Restate, word for word, all of the material shown below.

----- Data lines

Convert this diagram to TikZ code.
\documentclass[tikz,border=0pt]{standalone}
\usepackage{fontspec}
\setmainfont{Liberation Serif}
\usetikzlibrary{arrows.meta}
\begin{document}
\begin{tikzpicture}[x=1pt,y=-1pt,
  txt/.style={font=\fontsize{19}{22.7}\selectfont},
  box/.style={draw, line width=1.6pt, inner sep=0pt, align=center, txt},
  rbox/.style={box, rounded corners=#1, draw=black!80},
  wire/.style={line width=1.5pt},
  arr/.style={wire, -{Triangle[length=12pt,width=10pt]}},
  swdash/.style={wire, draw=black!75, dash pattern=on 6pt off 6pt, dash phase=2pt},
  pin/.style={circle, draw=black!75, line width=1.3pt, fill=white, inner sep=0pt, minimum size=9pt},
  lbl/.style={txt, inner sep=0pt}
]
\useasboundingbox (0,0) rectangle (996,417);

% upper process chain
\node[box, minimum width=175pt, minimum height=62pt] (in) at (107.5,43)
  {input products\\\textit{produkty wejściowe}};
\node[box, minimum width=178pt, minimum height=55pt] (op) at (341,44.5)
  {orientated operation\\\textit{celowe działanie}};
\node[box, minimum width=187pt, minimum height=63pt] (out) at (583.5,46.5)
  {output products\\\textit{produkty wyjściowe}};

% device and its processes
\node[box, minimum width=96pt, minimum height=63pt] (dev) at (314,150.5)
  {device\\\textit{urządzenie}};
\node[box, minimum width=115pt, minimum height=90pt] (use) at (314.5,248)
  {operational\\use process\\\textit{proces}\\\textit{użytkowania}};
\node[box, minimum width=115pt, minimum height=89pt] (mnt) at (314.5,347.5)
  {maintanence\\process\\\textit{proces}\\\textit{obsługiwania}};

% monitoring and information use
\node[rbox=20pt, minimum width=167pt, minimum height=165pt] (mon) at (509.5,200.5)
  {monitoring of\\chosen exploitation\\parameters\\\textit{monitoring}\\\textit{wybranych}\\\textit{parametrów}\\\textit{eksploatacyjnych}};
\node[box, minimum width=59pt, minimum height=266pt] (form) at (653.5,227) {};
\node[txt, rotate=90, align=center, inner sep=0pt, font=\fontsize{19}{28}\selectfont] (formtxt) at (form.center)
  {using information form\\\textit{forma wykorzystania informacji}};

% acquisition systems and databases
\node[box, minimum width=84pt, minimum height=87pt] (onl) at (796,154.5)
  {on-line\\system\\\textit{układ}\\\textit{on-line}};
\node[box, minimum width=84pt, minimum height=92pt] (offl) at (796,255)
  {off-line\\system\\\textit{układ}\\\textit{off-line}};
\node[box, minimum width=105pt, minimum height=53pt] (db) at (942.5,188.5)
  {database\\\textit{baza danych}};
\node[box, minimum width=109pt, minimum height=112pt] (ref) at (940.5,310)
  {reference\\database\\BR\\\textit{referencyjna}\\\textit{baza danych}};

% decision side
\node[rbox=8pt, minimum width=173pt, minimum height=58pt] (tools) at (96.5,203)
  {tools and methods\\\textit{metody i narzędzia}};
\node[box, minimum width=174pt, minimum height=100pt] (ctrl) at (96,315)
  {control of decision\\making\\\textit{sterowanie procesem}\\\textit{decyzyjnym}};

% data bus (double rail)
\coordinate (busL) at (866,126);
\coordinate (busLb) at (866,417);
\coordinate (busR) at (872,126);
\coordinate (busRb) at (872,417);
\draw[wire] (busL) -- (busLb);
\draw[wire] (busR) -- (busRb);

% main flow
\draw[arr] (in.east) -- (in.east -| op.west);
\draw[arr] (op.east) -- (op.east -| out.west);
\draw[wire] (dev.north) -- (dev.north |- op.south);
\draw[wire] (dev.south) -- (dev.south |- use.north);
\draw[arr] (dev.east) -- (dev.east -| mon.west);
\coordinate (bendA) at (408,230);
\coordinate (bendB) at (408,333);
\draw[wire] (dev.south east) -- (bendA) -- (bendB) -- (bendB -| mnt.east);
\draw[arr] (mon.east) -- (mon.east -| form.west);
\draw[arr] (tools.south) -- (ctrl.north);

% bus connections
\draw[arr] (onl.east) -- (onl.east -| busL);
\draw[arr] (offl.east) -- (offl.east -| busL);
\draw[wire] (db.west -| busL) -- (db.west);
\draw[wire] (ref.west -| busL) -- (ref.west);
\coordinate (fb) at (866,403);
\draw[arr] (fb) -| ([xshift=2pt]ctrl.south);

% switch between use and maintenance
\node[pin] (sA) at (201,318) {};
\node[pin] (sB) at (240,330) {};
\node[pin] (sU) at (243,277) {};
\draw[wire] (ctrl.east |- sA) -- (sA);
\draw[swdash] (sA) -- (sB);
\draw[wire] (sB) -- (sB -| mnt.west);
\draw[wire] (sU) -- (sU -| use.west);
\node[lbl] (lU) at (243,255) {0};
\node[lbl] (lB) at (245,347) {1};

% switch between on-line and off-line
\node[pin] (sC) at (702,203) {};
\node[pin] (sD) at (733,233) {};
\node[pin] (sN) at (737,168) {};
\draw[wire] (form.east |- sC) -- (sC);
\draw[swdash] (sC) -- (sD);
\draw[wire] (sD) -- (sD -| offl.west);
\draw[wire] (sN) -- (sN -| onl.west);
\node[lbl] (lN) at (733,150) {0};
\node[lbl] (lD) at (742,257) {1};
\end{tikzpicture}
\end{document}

----------

## Response below
Convert this diagram to TikZ code.
\documentclass[tikz,border=0pt]{standalone}
\usepackage{fontspec}
\setmainfont{Liberation Serif}
\usetikzlibrary{arrows.meta}
\begin{document}
\begin{tikzpicture}[x=1pt,y=-1pt,
  txt/.style={font=\fontsize{19}{22.7}\selectfont},
  box/.style={draw, line width=1.6pt, inner sep=0pt, align=center, txt},
  rbox/.style={box, rounded corners=#1, draw=black!80},
  wire/.style={line width=1.5pt},
  arr/.style={wire, -{Triangle[length=12pt,width=10pt]}},
  swdash/.style={wire, draw=black!75, dash pattern=on 6pt off 6pt, dash phase=2pt},
  pin/.style={circle, draw=black!75, line width=1.3pt, fill=white, inner sep=0pt, minimum size=9pt},
  lbl/.style={txt, inner sep=0pt}
]
\useasboundingbox (0,0) rectangle (996,417);

% upper process chain
\node[box, minimum width=175pt, minimum height=62pt] (in) at (107.5,43)
  {input products\\\textit{produkty wejściowe}};
\node[box, minimum width=178pt, minimum height=55pt] (op) at (341,44.5)
  {orientated operation\\\textit{celowe działanie}};
\node[box, minimum width=187pt, minimum height=63pt] (out) at (583.5,46.5)
  {output products\\\textit{produkty wyjściowe}};

% device and its processes
\node[box, minimum width=96pt, minimum height=63pt] (dev) at (314,150.5)
  {device\\\textit{urządzenie}};
\node[box, minimum width=115pt, minimum height=90pt] (use) at (314.5,248)
  {operational\\use process\\\textit{proces}\\\textit{użytkowania}};
\node[box, minimum width=115pt, minimum height=89pt] (mnt) at (314.5,347.5)
  {maintanence\\process\\\textit{proces}\\\textit{obsługiwania}};

% monitoring and information use
\node[rbox=20pt, minimum width=167pt, minimum height=165pt] (mon) at (509.5,200.5)
  {monitoring of\\chosen exploitation\\parameters\\\textit{monitoring}\\\textit{wybranych}\\\textit{parametrów}\\\textit{eksploatacyjnych}};
\node[box, minimum width=59pt, minimum height=266pt] (form) at (653.5,227) {};
\node[txt, rotate=90, align=center, inner sep=0pt, font=\fontsize{19}{28}\selectfont] (formtxt) at (form.center)
  {using information form\\\textit{forma wykorzystania informacji}};

% acquisition systems and databases
\node[box, minimum width=84pt, minimum height=87pt] (onl) at (796,154.5)
  {on-line\\system\\\textit{układ}\\\textit{on-line}};
\node[box, minimum width=84pt, minimum height=92pt] (offl) at (796,255)
  {off-line\\system\\\textit{układ}\\\textit{off-line}};
\node[box, minimum width=105pt, minimum height=53pt] (db) at (942.5,188.5)
  {database\\\textit{baza danych}};
\node[box, minimum width=109pt, minimum height=112pt] (ref) at (940.5,310)
  {reference\\database\\BR\\\textit{referencyjna}\\\textit{baza danych}};

% decision side
\node[rbox=8pt, minimum width=173pt, minimum height=58pt] (tools) at (96.5,203)
  {tools and methods\\\textit{metody i narzędzia}};
\node[box, minimum width=174pt, minimum height=100pt] (ctrl) at (96,315)
  {control of decision\\making\\\textit{sterowanie procesem}\\\textit{decyzyjnym}};

% data bus (double rail)
\coordinate (busL) at (866,126);
\coordinate (busLb) at (866,417);
\coordinate (busR) at (872,126);
\coordinate (busRb) at (872,417);
\draw[wire] (busL) -- (busLb);
\draw[wire] (busR) -- (busRb);

% main flow
\draw[arr] (in.east) -- (in.east -| op.west);
\draw[arr] (op.east) -- (op.east -| out.west);
\draw[wire] (dev.north) -- (dev.north |- op.south);
\draw[wire] (dev.south) -- (dev.south |- use.north);
\draw[arr] (dev.east) -- (dev.east -| mon.west);
\coordinate (bendA) at (408,230);
\coordinate (bendB) at (408,333);
\draw[wire] (dev.south east) -- (bendA) -- (bendB) -- (bendB -| mnt.east);
\draw[arr] (mon.east) -- (mon.east -| form.west);
\draw[arr] (tools.south) -- (ctrl.north);

% bus connections
\draw[arr] (onl.east) -- (onl.east -| busL);
\draw[arr] (offl.east) -- (offl.east -| busL);
\draw[wire] (db.west -| busL) -- (db.west);
\draw[wire] (ref.west -| busL) -- (ref.west);
\coordinate (fb) at (866,403);
\draw[arr] (fb) -| ([xshift=2pt]ctrl.south);

% switch between use and maintenance
\node[pin] (sA) at (201,318) {};
\node[pin] (sB) at (240,330) {};
\node[pin] (sU) at (243,277) {};
\draw[wire] (ctrl.east |- sA) -- (sA);
\draw[swdash] (sA) -- (sB);
\draw[wire] (sB) -- (sB -| mnt.west);
\draw[wire] (sU) -- (sU -| use.west);
\node[lbl] (lU) at (243,255) {0};
\node[lbl] (lB) at (245,347) {1};

% switch between on-line and off-line
\node[pin] (sC) at (702,203) {};
\node[pin] (sD) at (733,233) {};
\node[pin] (sN) at (737,168) {};
\draw[wire] (form.east |- sC) -- (sC);
\draw[swdash] (sC) -- (sD);
\draw[wire] (sD) -- (sD -| offl.west);
\draw[wire] (sN) -- (sN -| onl.west);
\node[lbl] (lN) at (733,150) {0};
\node[lbl] (lD) at (742,257) {1};
\end{tikzpicture}
\end{document}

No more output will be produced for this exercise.